Transcribe the stretch of entries below from the line with "Give me the D3.js source for this chart." through the line with "const yTicks = [0,100,200,300,400,500,600,700,800];", exactly and with both ends included; leave out all other lines.

+++ GIVEN DATA +++

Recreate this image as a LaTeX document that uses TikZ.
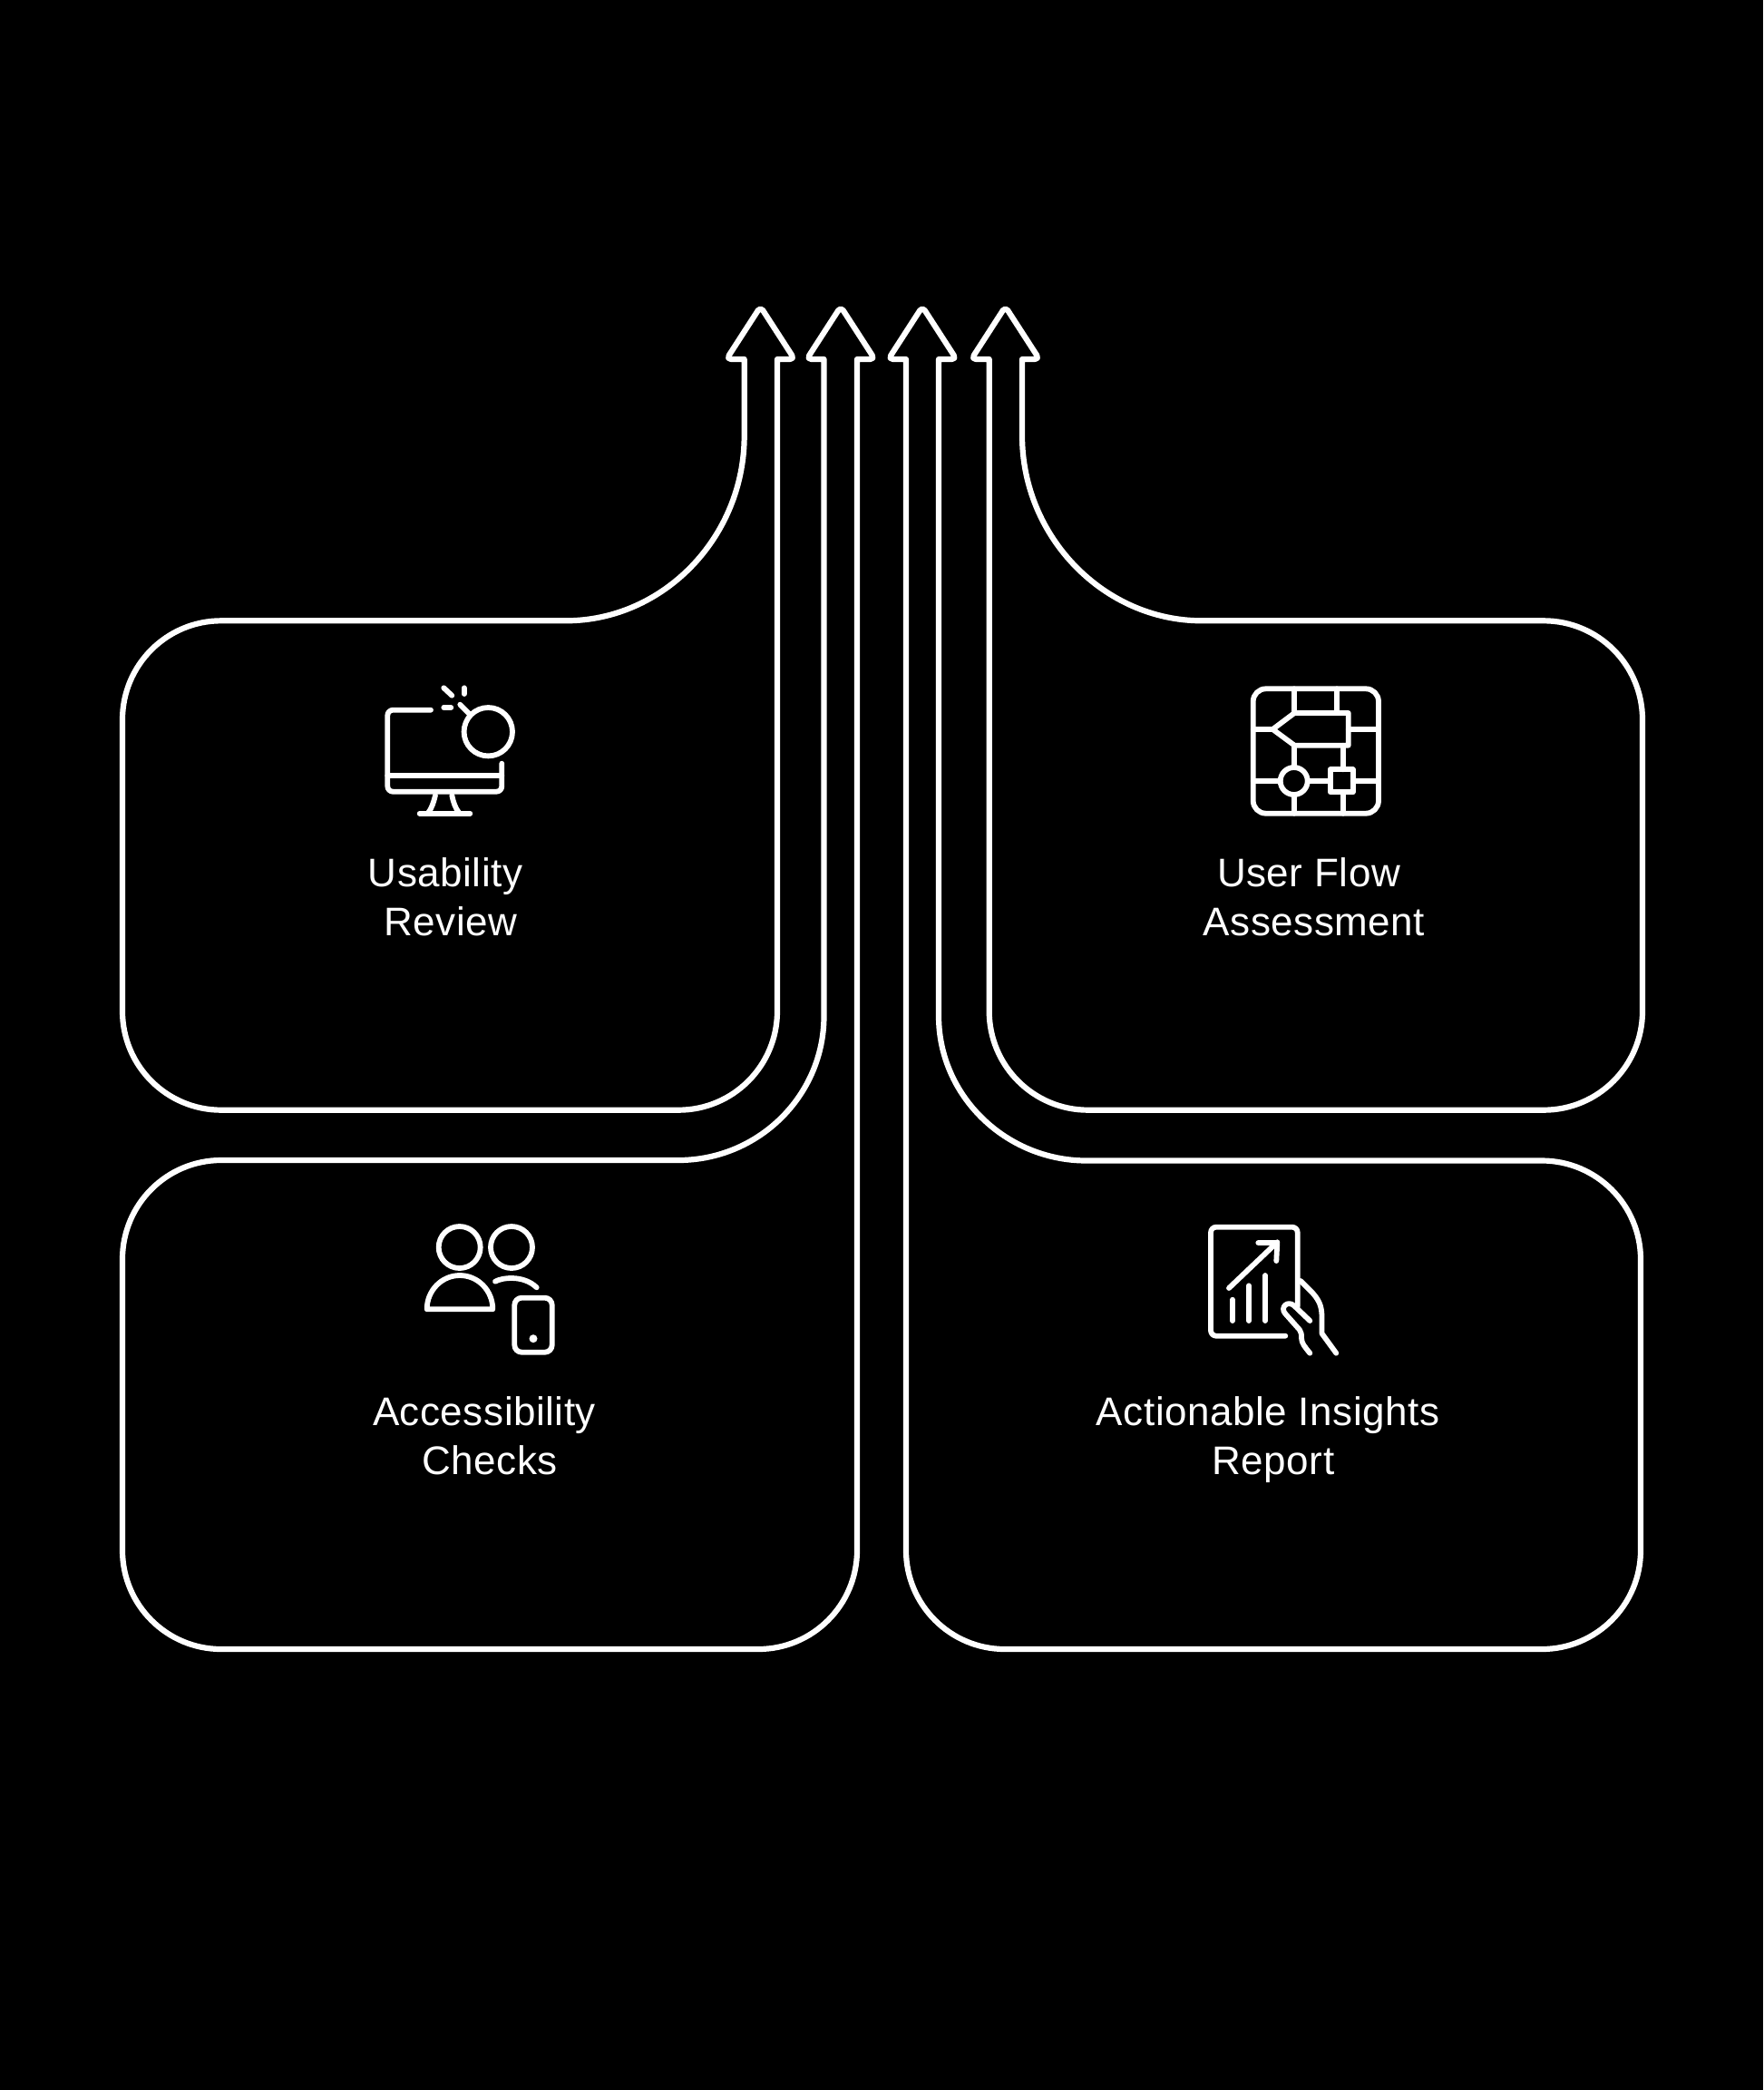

+++
+++ GIVEN DATA +++

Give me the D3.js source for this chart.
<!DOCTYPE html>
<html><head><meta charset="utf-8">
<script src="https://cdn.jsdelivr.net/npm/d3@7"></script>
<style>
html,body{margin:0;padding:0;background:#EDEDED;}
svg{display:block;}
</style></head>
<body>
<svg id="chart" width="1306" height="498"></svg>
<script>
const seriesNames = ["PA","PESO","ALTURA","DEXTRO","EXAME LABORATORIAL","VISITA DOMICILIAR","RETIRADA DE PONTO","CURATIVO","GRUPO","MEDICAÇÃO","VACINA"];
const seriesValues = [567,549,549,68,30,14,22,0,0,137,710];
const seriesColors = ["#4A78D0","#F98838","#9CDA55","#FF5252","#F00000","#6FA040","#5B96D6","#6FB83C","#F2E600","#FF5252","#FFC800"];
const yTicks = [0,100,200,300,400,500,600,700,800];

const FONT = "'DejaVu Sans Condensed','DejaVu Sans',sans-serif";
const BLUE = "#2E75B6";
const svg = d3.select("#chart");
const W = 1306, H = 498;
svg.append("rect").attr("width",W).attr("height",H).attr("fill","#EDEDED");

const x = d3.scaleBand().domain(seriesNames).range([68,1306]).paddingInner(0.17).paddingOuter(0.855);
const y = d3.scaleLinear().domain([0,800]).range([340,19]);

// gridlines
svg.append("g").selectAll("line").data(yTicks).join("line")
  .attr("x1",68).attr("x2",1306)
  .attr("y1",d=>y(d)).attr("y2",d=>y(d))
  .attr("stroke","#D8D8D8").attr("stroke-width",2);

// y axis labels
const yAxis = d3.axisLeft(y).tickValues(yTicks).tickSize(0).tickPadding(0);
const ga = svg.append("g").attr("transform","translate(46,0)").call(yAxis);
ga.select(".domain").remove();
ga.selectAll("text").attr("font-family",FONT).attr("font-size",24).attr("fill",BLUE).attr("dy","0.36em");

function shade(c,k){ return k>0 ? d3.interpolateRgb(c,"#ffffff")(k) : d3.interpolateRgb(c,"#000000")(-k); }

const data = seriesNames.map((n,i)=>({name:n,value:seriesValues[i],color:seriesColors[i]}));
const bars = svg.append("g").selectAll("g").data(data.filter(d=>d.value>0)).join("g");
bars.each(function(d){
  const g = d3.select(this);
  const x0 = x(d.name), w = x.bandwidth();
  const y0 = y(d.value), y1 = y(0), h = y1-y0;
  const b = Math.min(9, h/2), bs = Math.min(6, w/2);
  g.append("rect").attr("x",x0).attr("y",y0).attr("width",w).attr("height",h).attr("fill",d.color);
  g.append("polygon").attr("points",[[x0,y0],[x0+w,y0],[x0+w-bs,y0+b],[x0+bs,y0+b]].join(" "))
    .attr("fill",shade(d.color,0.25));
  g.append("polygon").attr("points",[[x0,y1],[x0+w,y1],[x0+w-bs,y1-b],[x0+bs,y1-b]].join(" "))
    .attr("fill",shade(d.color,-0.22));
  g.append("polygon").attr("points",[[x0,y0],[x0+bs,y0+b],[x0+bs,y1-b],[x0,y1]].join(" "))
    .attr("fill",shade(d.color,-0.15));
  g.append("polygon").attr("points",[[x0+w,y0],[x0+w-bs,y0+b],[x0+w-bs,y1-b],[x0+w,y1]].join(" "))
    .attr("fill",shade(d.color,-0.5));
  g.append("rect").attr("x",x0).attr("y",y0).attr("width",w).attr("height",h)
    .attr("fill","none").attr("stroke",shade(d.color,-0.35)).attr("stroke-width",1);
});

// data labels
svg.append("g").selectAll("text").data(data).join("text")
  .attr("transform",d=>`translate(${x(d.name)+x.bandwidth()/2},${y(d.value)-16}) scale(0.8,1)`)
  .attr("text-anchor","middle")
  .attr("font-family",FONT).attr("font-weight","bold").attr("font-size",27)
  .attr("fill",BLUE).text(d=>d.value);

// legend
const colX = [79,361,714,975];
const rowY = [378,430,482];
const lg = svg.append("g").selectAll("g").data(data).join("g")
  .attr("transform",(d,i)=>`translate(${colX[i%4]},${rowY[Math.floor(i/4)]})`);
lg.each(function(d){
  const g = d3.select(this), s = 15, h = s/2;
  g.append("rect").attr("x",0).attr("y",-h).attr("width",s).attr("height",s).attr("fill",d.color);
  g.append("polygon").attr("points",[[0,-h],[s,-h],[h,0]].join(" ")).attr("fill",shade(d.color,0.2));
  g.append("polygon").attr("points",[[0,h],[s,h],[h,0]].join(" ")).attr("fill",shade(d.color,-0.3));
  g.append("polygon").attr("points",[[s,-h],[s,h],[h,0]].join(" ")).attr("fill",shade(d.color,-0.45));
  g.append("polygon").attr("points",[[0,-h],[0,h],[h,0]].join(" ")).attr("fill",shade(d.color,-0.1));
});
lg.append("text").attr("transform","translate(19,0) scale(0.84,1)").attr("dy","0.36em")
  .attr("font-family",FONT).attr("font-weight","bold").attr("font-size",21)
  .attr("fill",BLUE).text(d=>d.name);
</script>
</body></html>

+++
+++ GIVEN DATA +++

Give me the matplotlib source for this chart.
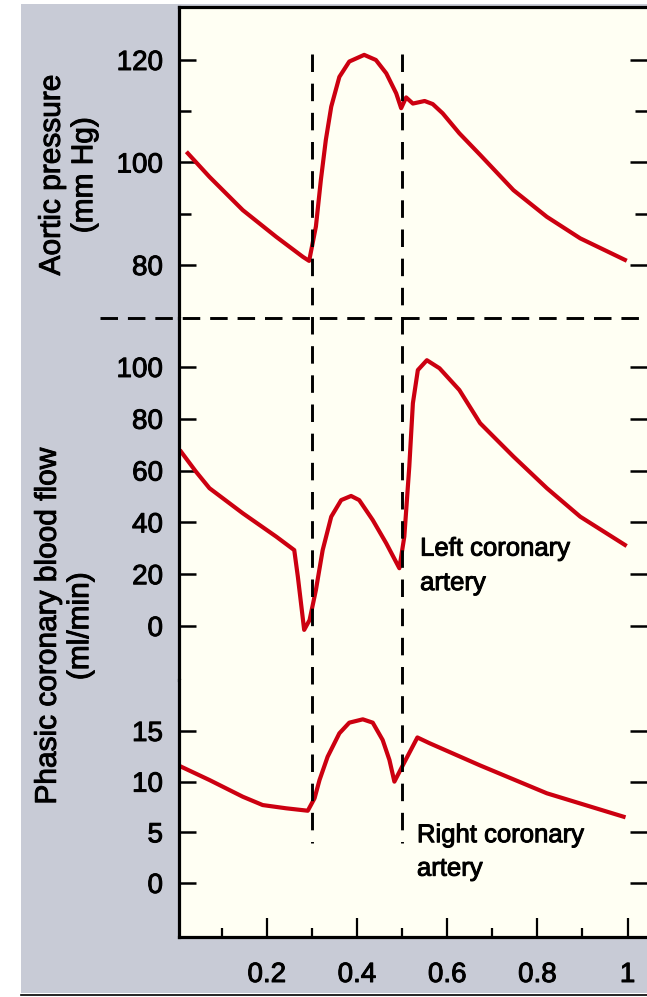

+++

*OUTPUT FOR THIS TASK:*
Give me the D3.js source for this chart.
<!DOCTYPE html>
<html><head><meta charset="utf-8">
<script src="https://cdn.jsdelivr.net/npm/d3@7"></script>
<style>
html,body{margin:0;padding:0;background:#EDEDED;}
svg{display:block;}
</style></head>
<body>
<svg id="chart" width="1306" height="498"></svg>
<script>
const seriesNames = ["PA","PESO","ALTURA","DEXTRO","EXAME LABORATORIAL","VISITA DOMICILIAR","RETIRADA DE PONTO","CURATIVO","GRUPO","MEDICAÇÃO","VACINA"];
const seriesValues = [567,549,549,68,30,14,22,0,0,137,710];
const seriesColors = ["#4A78D0","#F98838","#9CDA55","#FF5252","#F00000","#6FA040","#5B96D6","#6FB83C","#F2E600","#FF5252","#FFC800"];
const yTicks = [0,100,200,300,400,500,600,700,800];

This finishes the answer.